If so, then they are likely to end up at this post — in which case I want to issue a challenge: If you are legit, let come out from the shadows and do something to prove it. Even an email to me explaining their anonymity, and the ambiguity around their site, would be welcome.

Essentially anonymous comments, like those to my original post — all originating from Canadian IP addresses — are not going to cut it as any sort of proof of legitimacy, even if the comments are in fact legitimately from immigrants who may have been suckered by a bogus website.

2 responses to “Update: NotCanada

  1. Jean Doux

    So let’s be clear, I use a proxy and an anonymous email. I don’t want to appear on the RCMP radar. Why? I am a former immigrant and I watch forbidden foreign TV (Univision). it is enough to get a criminal record under Canadian law (1 year in jail at most-> as a Canadian you may not believe that but check 500 immigrants in Montreal were processed in February 2007 for this very crime).

    Now about the site. It might have been run by far-right people but it was telling a lot of truth about Canada, I am white, highly educated, I could not find a job at my level, I have a Ph.D. (Canadian) my boss has a master degree not a good one, his boss has a bachelor degree…

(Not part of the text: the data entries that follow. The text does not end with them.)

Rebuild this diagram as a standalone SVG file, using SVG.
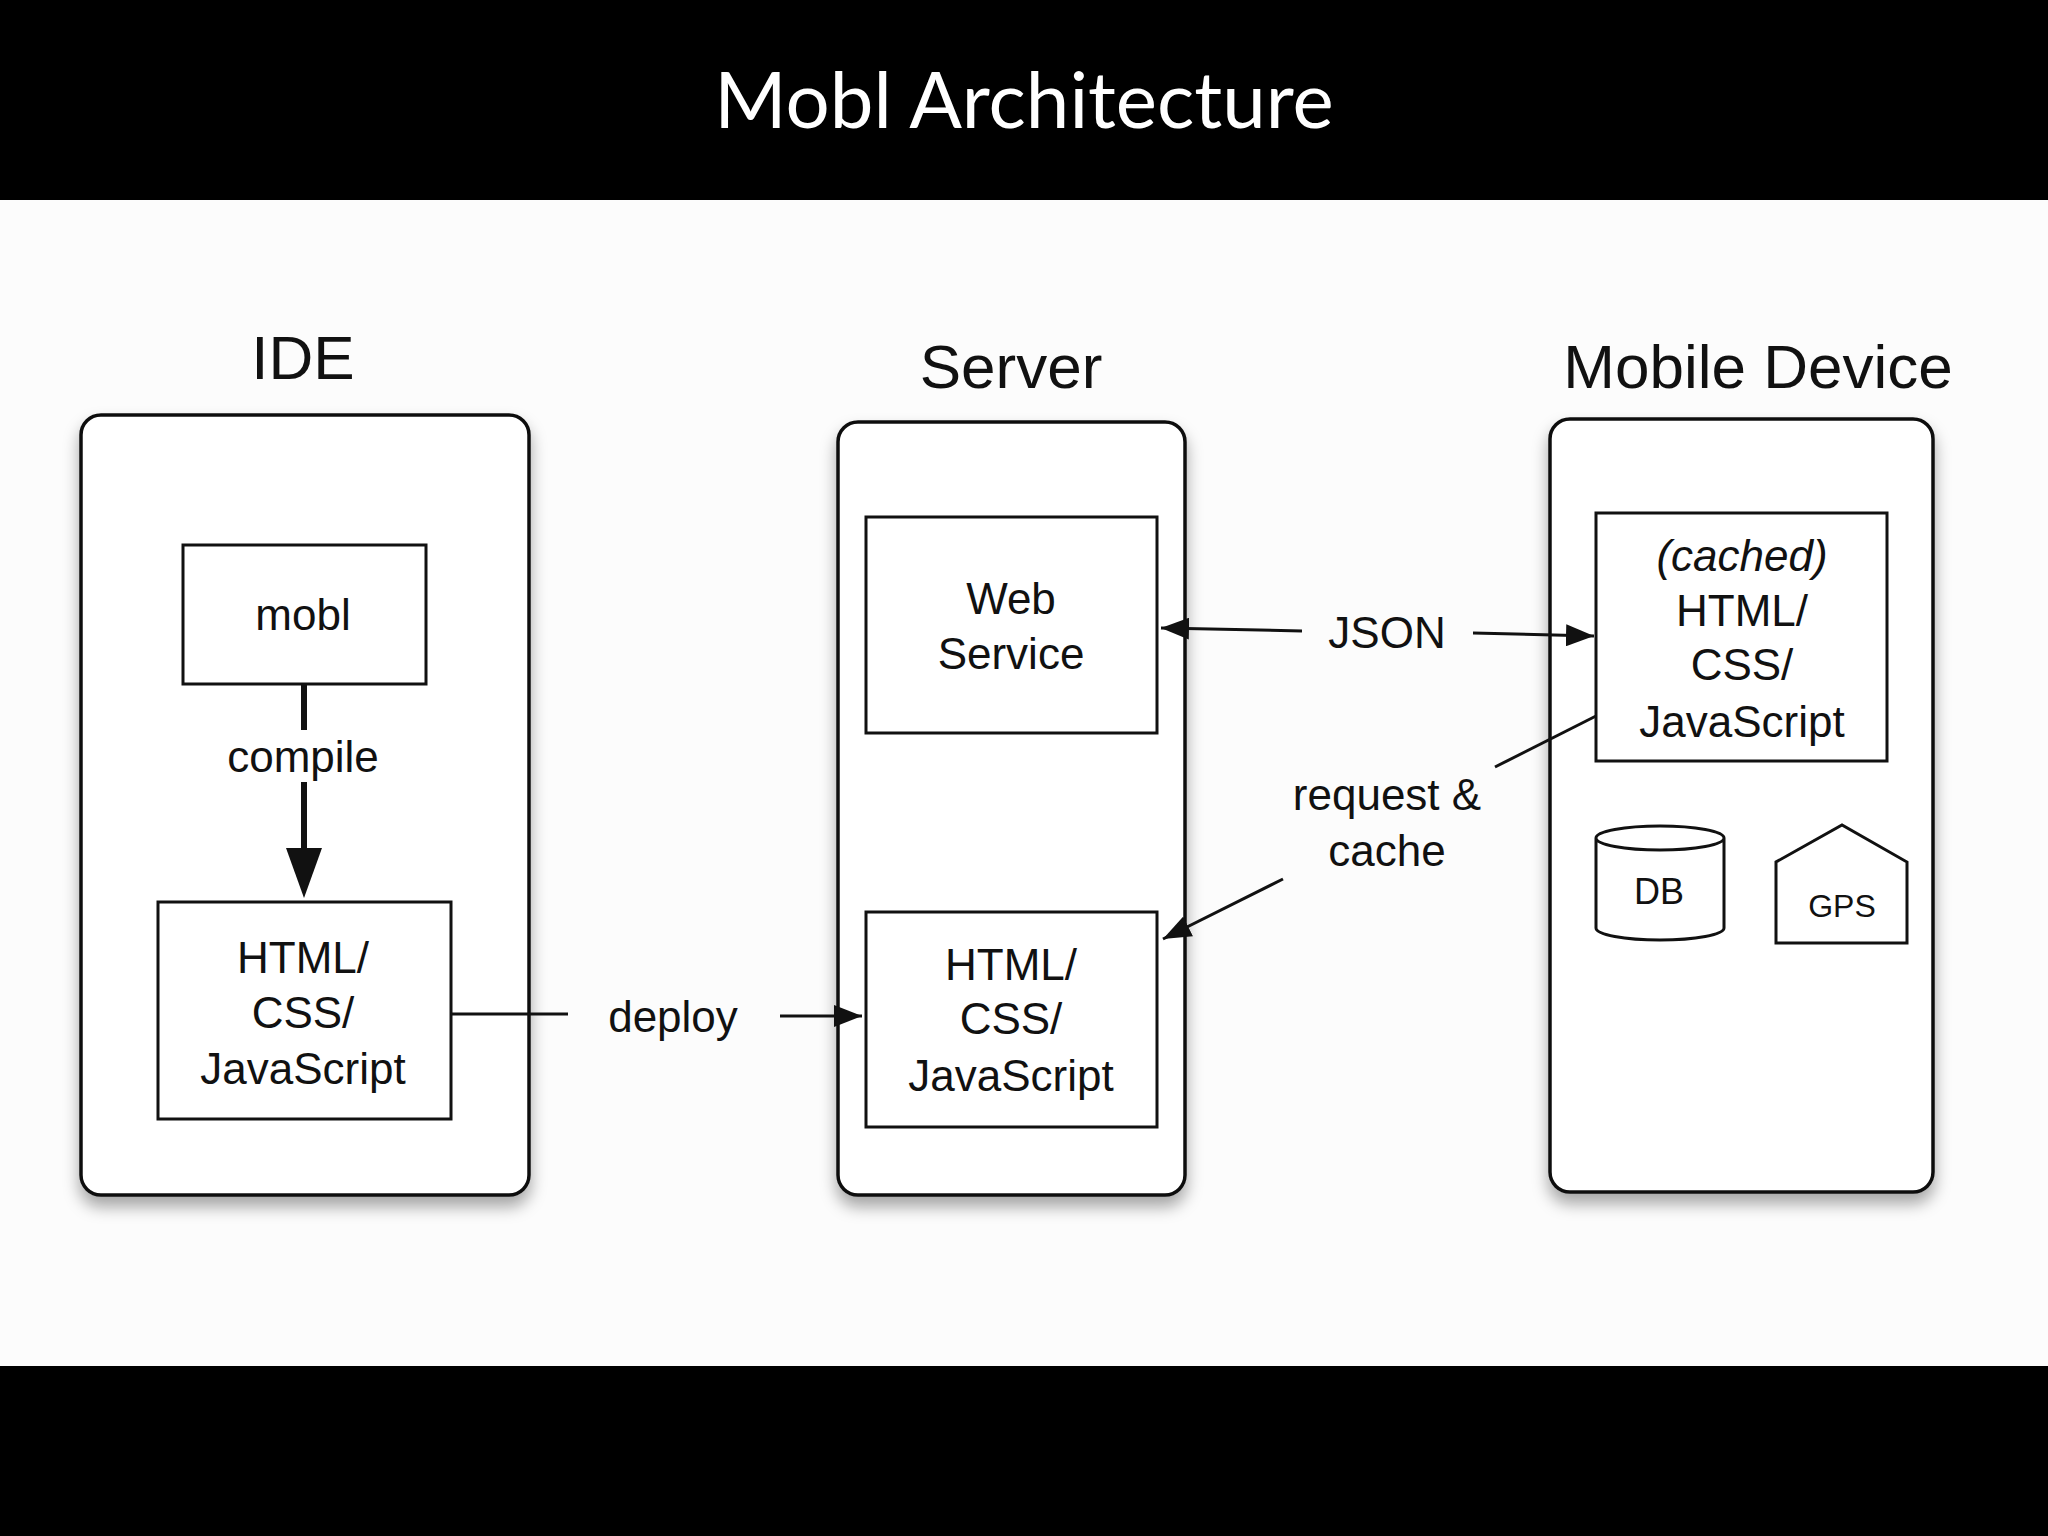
<svg xmlns="http://www.w3.org/2000/svg" width="2048" height="1536" viewBox="0 0 2048 1536">
<defs>
<style>
.t{font-family:"Liberation Sans",Arial,sans-serif;fill:#111;text-anchor:middle}
.s{font-size:44px}
.h{font-size:62px}
.b{fill:#fff;stroke:#111;stroke-width:3}
.p{fill:#fff;stroke:#111;stroke-width:3.5}
.c{stroke:#111;stroke-width:3;fill:none}
</style>
<marker id="ab" viewBox="0 0 10 10" refX="10" refY="5" markerWidth="28" markerHeight="22" orient="auto" markerUnits="userSpaceOnUse" preserveAspectRatio="none"><path d="M0,0L10,5L0,10z" fill="#111"/></marker>
<filter id="sh" x="-10%" y="-10%" width="120%" height="125%"><feDropShadow dx="0" dy="10" stdDeviation="8" flood-color="#000" flood-opacity="0.35"/></filter>
</defs>
<rect width="2048" height="1536" fill="#fcfcfc"/>
<rect width="2048" height="200" fill="#000"/>
<rect y="1366" width="2048" height="170" fill="#000"/>
<text x="1024" y="128" font-family="Lato,'Open Sans',sans-serif" font-size="78" fill="#fff" text-anchor="middle">Mobl Architecture</text>

<g id="ide">
<rect class="p" x="81" y="415" width="448" height="780" rx="20" filter="url(#sh)"/>
<text class="t h" x="303" y="379">IDE</text>
</g>
<g id="server">
<rect class="p" x="838" y="422" width="347" height="773" rx="20" filter="url(#sh)"/>
<text class="t h" x="1011" y="388">Server</text>
</g>
<g id="mobile">
<rect class="p" x="1550" y="419" width="383" height="773" rx="20" filter="url(#sh)"/>
<text class="t h" x="1758" y="388">Mobile Device</text>
</g>
<g id="mobl">
<rect class="b" x="183" y="545" width="243" height="139"/>
<text class="t s" x="303" y="630">mobl</text>
</g>
<g id="ide-html">
<rect class="b" x="158" y="902" width="293" height="217"/>
<text class="t s" x="303" y="973">HTML/</text>
<text class="t s" x="303" y="1028">CSS/</text>
<text class="t s" x="303" y="1084">JavaScript</text>
</g>
<g id="webservice">
<rect class="b" x="866" y="517" width="291" height="216"/>
<text class="t s" x="1011" y="614">Web</text>
<text class="t s" x="1011" y="669">Service</text>
</g>
<g id="server-html">
<rect class="b" x="866" y="912" width="291" height="215"/>
<text class="t s" x="1011" y="980">HTML/</text>
<text class="t s" x="1011" y="1034">CSS/</text>
<text class="t s" x="1011" y="1091">JavaScript</text>
</g>
<g id="cached">
<rect class="b" x="1596" y="513" width="291" height="248"/>
<text class="t s" x="1742" y="571" font-style="italic">(cached)</text>
<text class="t s" x="1742" y="626">HTML/</text>
<text class="t s" x="1742" y="680">CSS/</text>
<text class="t s" x="1742" y="737">JavaScript</text>
</g>
<g id="db">
<path class="b" d="M1596,838 V928 A64,12 0 0 0 1724,928 V838 A64,12 0 0 0 1596,838 Z M1596,838 A64,12 0 0 0 1724,838"/>
<text class="t" x="1659" y="904" font-size="36">DB</text>
</g>
<g id="gps">
<path class="b" d="M1776,943 V862 L1842,825 L1907,862 V943 Z"/>
<text class="t" x="1842" y="917" font-size="32">GPS</text>
</g>

<g id="connectors">
<path d="M304,684V730 M304,782V850" stroke="#111" stroke-width="6" fill="none"/>
<path d="M286,848 L304,898 L322,848 Z" fill="#111"/>
<text class="t s" x="303" y="772">compile</text>
<path class="c" d="M451,1014H568"/>
<path class="c" d="M780,1016H862" marker-end="url(#ab)"/>
<text class="t s" x="673" y="1032">deploy</text>
<path class="c" d="M1302,631L1161,628" marker-end="url(#ab)"/>
<text class="t s" x="1387" y="648">JSON</text>
<path class="c" d="M1473,633L1594,636" marker-end="url(#ab)"/>
<path class="c" d="M1596,716L1495,767"/>
<text class="t s" x="1387" y="810">request &amp;</text>
<text class="t s" x="1387" y="866">cache</text>
<path class="c" d="M1283,879L1163,939" marker-end="url(#ab)"/>
</g>
</svg>
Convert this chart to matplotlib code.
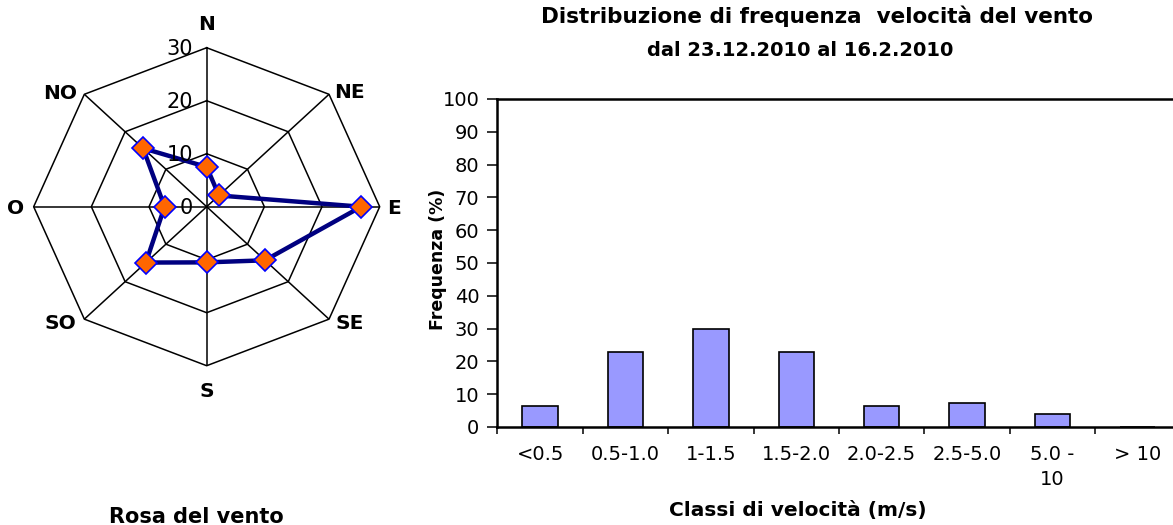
import numpy as np
import matplotlib
matplotlib.use('Agg')
import matplotlib.pyplot as plt

plt.rcParams['font.family'] = ['DejaVu Sans']

# dati rosa del vento (%)
direzioni = ['N', 'NE', 'E', 'SE', 'S', 'SO', 'O', 'NO']
frequenze_dir = [7.5, 3.0, 26.8, 14.3, 10.5, 14.9, 7.3, 15.6]
anelli = [10, 20, 30]
etichette_r = [0, 10, 20, 30]

# dati distribuzione velocita'
classi = ['<0.5', '0.5-1.0', '1-1.5', '1.5-2.0', '2.0-2.5', '2.5-5.0', '5.0 -\n10', '> 10']
frequenze_vel = [6.3, 22.9, 29.8, 22.9, 6.3, 7.4, 4.0, 0]
yticks_vel = [0, 10, 20, 30, 40, 50, 60, 70, 80, 90, 100]

# scostamento etichette direzioni (punti) rispetto al vertice esterno
off_dir = [(0, 12.7), (14.6, -2.9), (10.5, -5.3), (14.6, -7.2),
           (0, -22.3), (-17.6, -7.2), (-12.7, -5.3), (-17.4, -3.1)]

fig = plt.figure(figsize=(11.73, 5.25), dpi=100)

# 1. rosa del vento
ax1 = fig.add_axes([0.0287, 0.3034, 0.2950, 0.6057], projection='polar')
ax1.set_aspect('auto')
ax1.set_theta_zero_location('N')
ax1.set_theta_direction(-1)
theta = np.deg2rad(np.arange(len(direzioni)) * 360.0 / len(direzioni))
theta_c = np.append(theta, theta[0])

for r in anelli:
    ax1.plot(theta_c, [r] * len(theta_c), color='black', lw=1.1, clip_on=False, zorder=2)

ax1.plot(theta_c, frequenze_dir + frequenze_dir[:1], color='#000080', lw=3.2, zorder=3)
ax1.plot(theta, frequenze_dir, ls='none', marker='D', ms=11.5, mfc='#FF6600',
         mec='#0000FF', mew=1.2, zorder=4, clip_on=False)

ax1.set_ylim(0, anelli[-1])
ax1.set_xticks(theta)
ax1.set_xticklabels([])
ax1.set_yticks(etichette_r)
ax1.set_yticklabels([])
ax1.tick_params(length=0)
ax1.yaxis.grid(False)
ax1.xaxis.grid(True, color='black', lw=1.1)
ax1.spines['polar'].set_visible(False)

for t, lab, off in zip(theta, direzioni, off_dir):
    ax1.annotate(lab, xy=(t, anelli[-1]), xytext=off, textcoords='offset points',
                 ha='center', va='baseline', fontsize=14.5, fontweight='bold',
                 annotation_clip=False)

for r in etichette_r:
    ax1.annotate(str(r), xy=(0, r), xytext=(-10, -5.5), textcoords='offset points',
                 ha='right', va='baseline', fontsize=15, annotation_clip=False)

fig.text(196.7 / 1173, 1 - 523 / 525, 'Rosa del vento', ha='center', va='baseline',
         fontsize=15, fontweight='bold')

# 2. distribuzione di frequenza velocita'
ax2 = fig.add_axes([0.4241, 0.1867, 0.5821, 0.6248])
x = np.arange(len(classi))
ax2.bar(x, frequenze_vel, width=0.414, color='#9999FF', edgecolor='black', lw=1.2)
ax2.set_xlim(-0.5, len(classi) - 0.5)
ax2.set_ylim(0, 100)
ax2.set_yticks(yticks_vel)
ax2.set_xticks(x)
ax2.set_xticklabels(classi, fontsize=14, linespacing=1.4)
ax2.set_xticks(np.arange(len(classi) + 1) - 0.5, minor=True)
ax2.tick_params(axis='x', which='major', length=0, pad=13)
ax2.tick_params(axis='x', which='minor', length=5, width=1.1, direction='out')
ax2.tick_params(axis='y', length=7, width=1.1, direction='out', pad=6, labelsize=14)
for s in ax2.spines.values():
    s.set_linewidth(1.8)

ax2.set_ylabel('Frequenza (%)', fontsize=12.5, fontweight='bold', va='center')
ax2.yaxis.set_label_coords(-0.0874, 0.5122)
ax2.set_xlabel('Classi di velocità (m/s)', fontsize=14.5, fontweight='bold', va='baseline')
ax2.xaxis.set_label_coords(0.4397, -0.2713)

fig.text(817 / 1173, 1 - 23 / 525, 'Distribuzione di frequenza  velocità del vento',
         ha='center', va='baseline', fontsize=15.5, fontweight='bold')
fig.text(800 / 1173, 1 - 56.3 / 525, 'dal 23.12.2010 al 16.2.2010',
         ha='center', va='baseline', fontsize=14, fontweight='bold')

fig.savefig('out.png', dpi=100)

    I think that Canada should not take immigrants. Whatever the motive the site was useful because immigrants get lots of wrong information from Canadian officials. The country is NOT racist may be but it is highly xenophobic and it would be better to avoid it. Now don’t forget freedom of speech as Ann Coulters experienced recently is not a Canadian values. Therefore my fellow citizen, staet what you think but keep hiding!

    Like

  2. I believe Zerode is an agent for a special interest group working to promote immigration to Canada. You should come clean, Zerode. For all your criticism of why not canada, you put far too much into the issue not to have a personal, vested interest. Personally, I think you are highly racist against people of British and French ethnicity, which is why you hide your own background and ethnicity.